-- Start DATASET SECTION --

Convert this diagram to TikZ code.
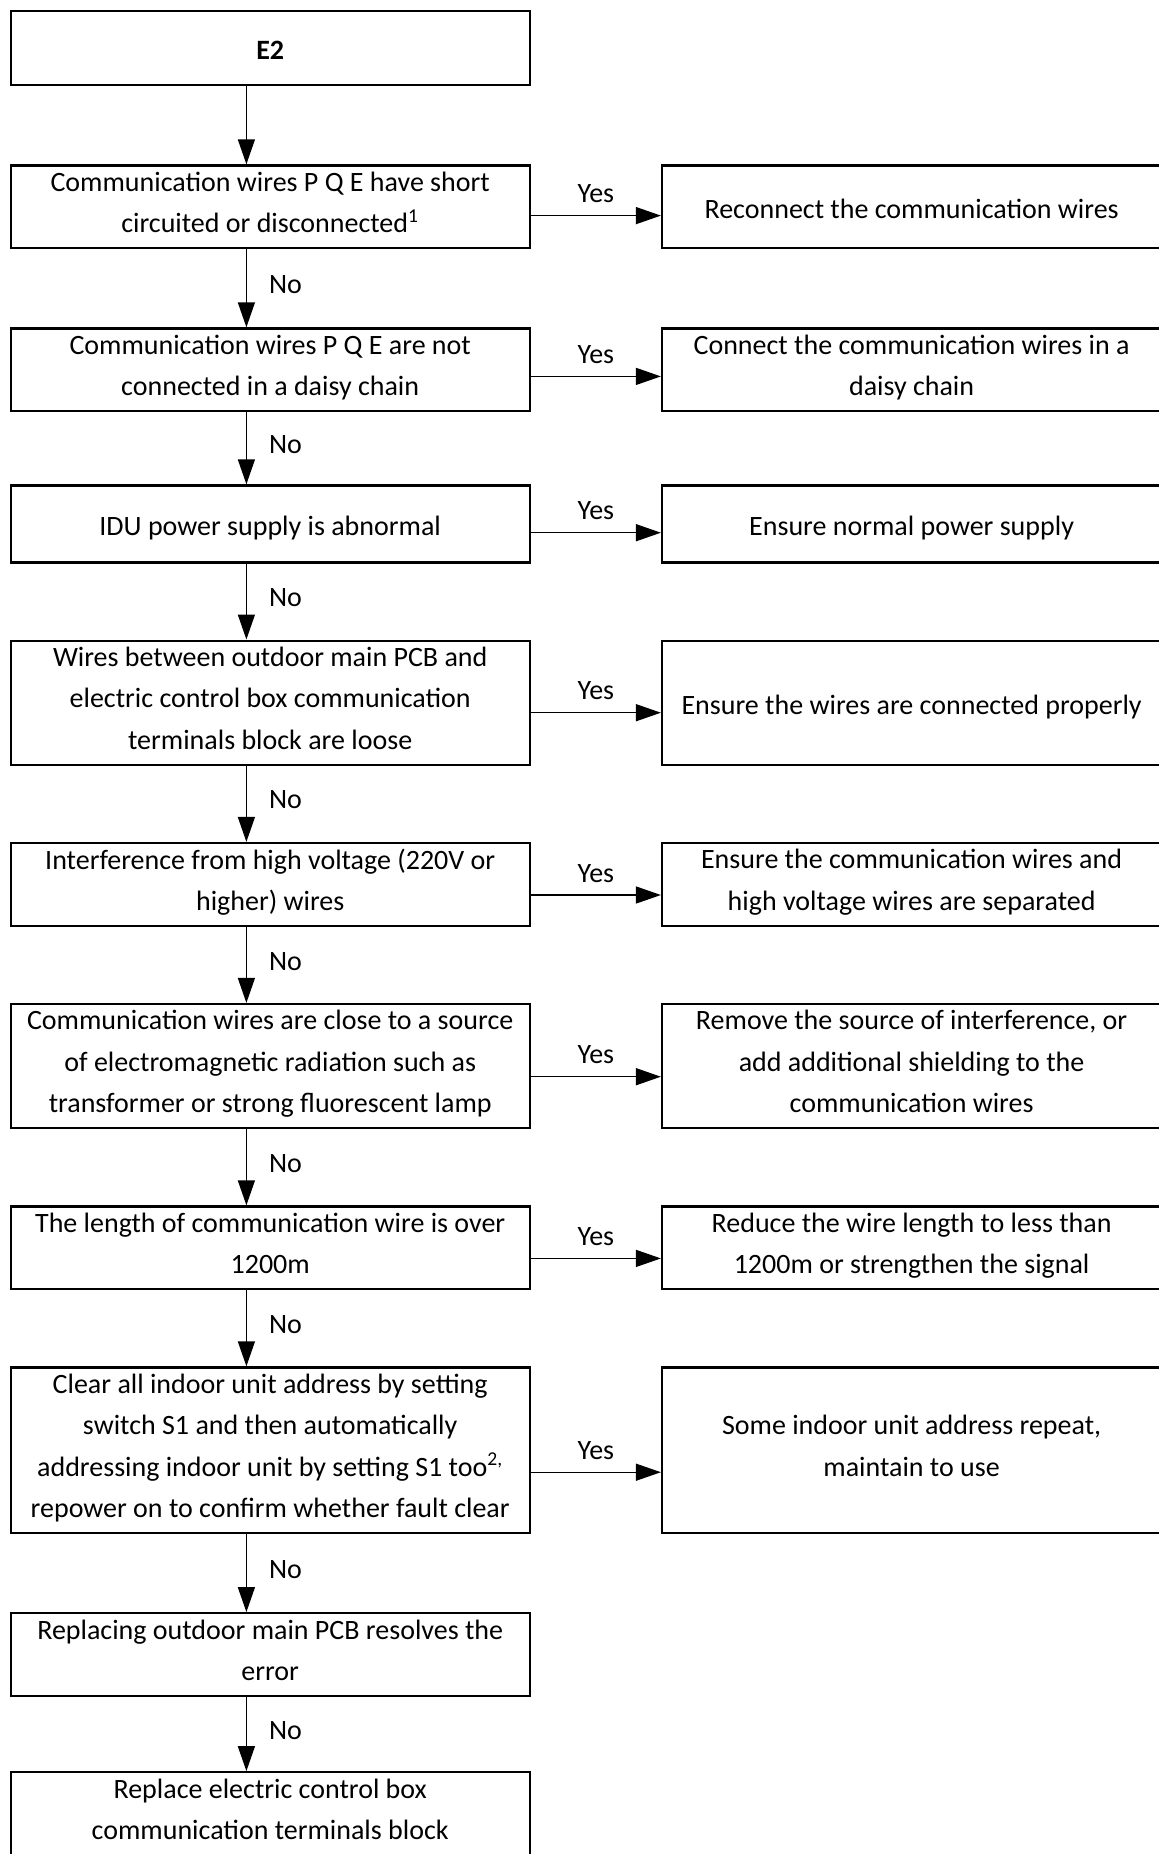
\documentclass[tikz,border=0pt]{standalone}
\usepackage{fontspec}
\setmainfont{Carlito}
\usetikzlibrary{arrows.meta,positioning}
\newcommand{\boxstrut}{\rule[-4.5pt]{0pt}{20.7pt}}

\begin{document}
\begin{tikzpicture}[
    node distance=38pt,
    stepbox/.style={rectangle, draw, line width=1.1pt, align=center, minimum width=259.6pt, inner xsep=4pt, inner ysep=0pt, font=\fontsize{14}{20.7}\selectfont, execute at begin node=\boxstrut, execute at end node=\boxstrut},
    fixbox/.style={stepbox, minimum width=249.6pt},
    arrow/.style={-{Triangle[length=12.5pt, width=8.5pt]}, line width=0.7pt},
    lbl/.style={font=\fontsize{14}{20.7}\selectfont, inner sep=2pt}
]
\useasboundingbox (0,0) rectangle (579pt,-927pt);

% Checks
\node[stepbox, minimum height=37.3pt, anchor=north west] (e2) at (4.75pt,-4.75pt) {\textbf{E2}};
\node[stepbox, minimum height=41.4pt, below=39pt of e2] (q1) {Communication wires P Q E have short\\circuited or disconnected\textsuperscript{1}};
\node[stepbox, minimum height=41.4pt, below=39pt of q1] (q2) {Communication wires P Q E are not\\connected in a daisy chain};
\node[stepbox, minimum height=38.5pt, below=36pt of q2] (q3) {IDU power supply is abnormal};
\node[stepbox, minimum height=62.1pt, below=of q3] (q4) {Wires between outdoor main PCB and\\electric control box communication\\terminals block are loose};
\node[stepbox, minimum height=41.4pt, below=of q4] (q5) {Interference from high voltage (220V or\\higher) wires};
\node[stepbox, minimum height=62.1pt, below=of q5] (q6) {Communication wires are close to a source\\of electromagnetic radiation such as\\transformer or strong fluorescent lamp};
\node[stepbox, minimum height=41.4pt, below=of q6] (q7) {The length of communication wire is over\\1200m};
\node[stepbox, minimum height=82.8pt, below=of q7] (q8) {Clear all indoor unit address by setting\\switch S1 and then automatically\\addressing indoor unit by setting S1 too\textsuperscript{2,}\\repower on to confirm whether fault clear};
\node[stepbox, minimum height=41.4pt, below=39pt of q8] (q9) {Replacing outdoor main PCB resolves the\\error};
\node[stepbox, minimum height=41.4pt, below=37pt of q9] (q10) {Replace electric control box\\communication terminals block};

% Fixes
\node[fixbox, minimum height=41.4pt, right=65pt of q1] (a1) {Reconnect the communication wires};
\node[fixbox, minimum height=41.4pt, right=65pt of q2] (a2) {Connect the communication wires in a\\daisy chain};
\node[fixbox, minimum height=38.5pt, right=65pt of q3] (a3) {Ensure normal power supply};
\node[fixbox, minimum height=62.1pt, right=65pt of q4] (a4) {Ensure the wires are connected properly};
\node[fixbox, minimum height=41.4pt, right=65pt of q5] (a5) {Ensure the communication wires and\\high voltage wires are separated};
\node[fixbox, minimum height=62.1pt, right=65pt of q6] (a6) {Remove the source of interference, or\\add additional shielding to the\\communication wires};
\node[fixbox, minimum height=41.4pt, right=65pt of q7] (a7) {Reduce the wire length to less than\\1200m or strengthen the signal};
\node[fixbox, minimum height=82.8pt, right=65pt of q8] (a8) {Some indoor unit address repeat,\\maintain to use};

% No arrows
\draw[arrow] ([xshift=-11.9pt]e2.south) -- ([xshift=-11.9pt]q1.north);
\foreach \i/\j in {q1/q2, q2/q3, q3/q4, q4/q5, q5/q6, q6/q7, q7/q8, q8/q9, q9/q10}
  \draw[arrow] ([xshift=-11.9pt]\i.south) -- node[lbl, pos=0.45, right=9pt] {No} ([xshift=-11.9pt]\j.north);

% Yes arrows
\foreach \i/\j/\d in {q1/a1/4.4, q2/a2/3.3, q3/a3/4.4, q4/a4/5, q5/a5/5.3, q6/a6/5.3, q7/a7/5.3, q8/a8/11}
  \draw[arrow] ([yshift=-\d pt]\i.east) -- node[lbl, above=4pt] {Yes} ([yshift=-\d pt]\j.west);
\end{tikzpicture}
\end{document}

-- End DATASET SECTION --

*THE REQUEST:*
Write out the material above once more, exactly as it reads, with no pictures.

*THE ANSWER:*
Convert this diagram to TikZ code.
\documentclass[tikz,border=0pt]{standalone}
\usepackage{fontspec}
\setmainfont{Carlito}
\usetikzlibrary{arrows.meta,positioning}
\newcommand{\boxstrut}{\rule[-4.5pt]{0pt}{20.7pt}}

\begin{document}
\begin{tikzpicture}[
    node distance=38pt,
    stepbox/.style={rectangle, draw, line width=1.1pt, align=center, minimum width=259.6pt, inner xsep=4pt, inner ysep=0pt, font=\fontsize{14}{20.7}\selectfont, execute at begin node=\boxstrut, execute at end node=\boxstrut},
    fixbox/.style={stepbox, minimum width=249.6pt},
    arrow/.style={-{Triangle[length=12.5pt, width=8.5pt]}, line width=0.7pt},
    lbl/.style={font=\fontsize{14}{20.7}\selectfont, inner sep=2pt}
]
\useasboundingbox (0,0) rectangle (579pt,-927pt);

% Checks
\node[stepbox, minimum height=37.3pt, anchor=north west] (e2) at (4.75pt,-4.75pt) {\textbf{E2}};
\node[stepbox, minimum height=41.4pt, below=39pt of e2] (q1) {Communication wires P Q E have short\\circuited or disconnected\textsuperscript{1}};
\node[stepbox, minimum height=41.4pt, below=39pt of q1] (q2) {Communication wires P Q E are not\\connected in a daisy chain};
\node[stepbox, minimum height=38.5pt, below=36pt of q2] (q3) {IDU power supply is abnormal};
\node[stepbox, minimum height=62.1pt, below=of q3] (q4) {Wires between outdoor main PCB and\\electric control box communication\\terminals block are loose};
\node[stepbox, minimum height=41.4pt, below=of q4] (q5) {Interference from high voltage (220V or\\higher) wires};
\node[stepbox, minimum height=62.1pt, below=of q5] (q6) {Communication wires are close to a source\\of electromagnetic radiation such as\\transformer or strong fluorescent lamp};
\node[stepbox, minimum height=41.4pt, below=of q6] (q7) {The length of communication wire is over\\1200m};
\node[stepbox, minimum height=82.8pt, below=of q7] (q8) {Clear all indoor unit address by setting\\switch S1 and then automatically\\addressing indoor unit by setting S1 too\textsuperscript{2,}\\repower on to confirm whether fault clear};
\node[stepbox, minimum height=41.4pt, below=39pt of q8] (q9) {Replacing outdoor main PCB resolves the\\error};
\node[stepbox, minimum height=41.4pt, below=37pt of q9] (q10) {Replace electric control box\\communication terminals block};

% Fixes
\node[fixbox, minimum height=41.4pt, right=65pt of q1] (a1) {Reconnect the communication wires};
\node[fixbox, minimum height=41.4pt, right=65pt of q2] (a2) {Connect the communication wires in a\\daisy chain};
\node[fixbox, minimum height=38.5pt, right=65pt of q3] (a3) {Ensure normal power supply};
\node[fixbox, minimum height=62.1pt, right=65pt of q4] (a4) {Ensure the wires are connected properly};
\node[fixbox, minimum height=41.4pt, right=65pt of q5] (a5) {Ensure the communication wires and\\high voltage wires are separated};
\node[fixbox, minimum height=62.1pt, right=65pt of q6] (a6) {Remove the source of interference, or\\add additional shielding to the\\communication wires};
\node[fixbox, minimum height=41.4pt, right=65pt of q7] (a7) {Reduce the wire length to less than\\1200m or strengthen the signal};
\node[fixbox, minimum height=82.8pt, right=65pt of q8] (a8) {Some indoor unit address repeat,\\maintain to use};

% No arrows
\draw[arrow] ([xshift=-11.9pt]e2.south) -- ([xshift=-11.9pt]q1.north);
\foreach \i/\j in {q1/q2, q2/q3, q3/q4, q4/q5, q5/q6, q6/q7, q7/q8, q8/q9, q9/q10}
  \draw[arrow] ([xshift=-11.9pt]\i.south) -- node[lbl, pos=0.45, right=9pt] {No} ([xshift=-11.9pt]\j.north);

% Yes arrows
\foreach \i/\j/\d in {q1/a1/4.4, q2/a2/3.3, q3/a3/4.4, q4/a4/5, q5/a5/5.3, q6/a6/5.3, q7/a7/5.3, q8/a8/11}
  \draw[arrow] ([yshift=-\d pt]\i.east) -- node[lbl, above=4pt] {Yes} ([yshift=-\d pt]\j.west);
\end{tikzpicture}
\end{document}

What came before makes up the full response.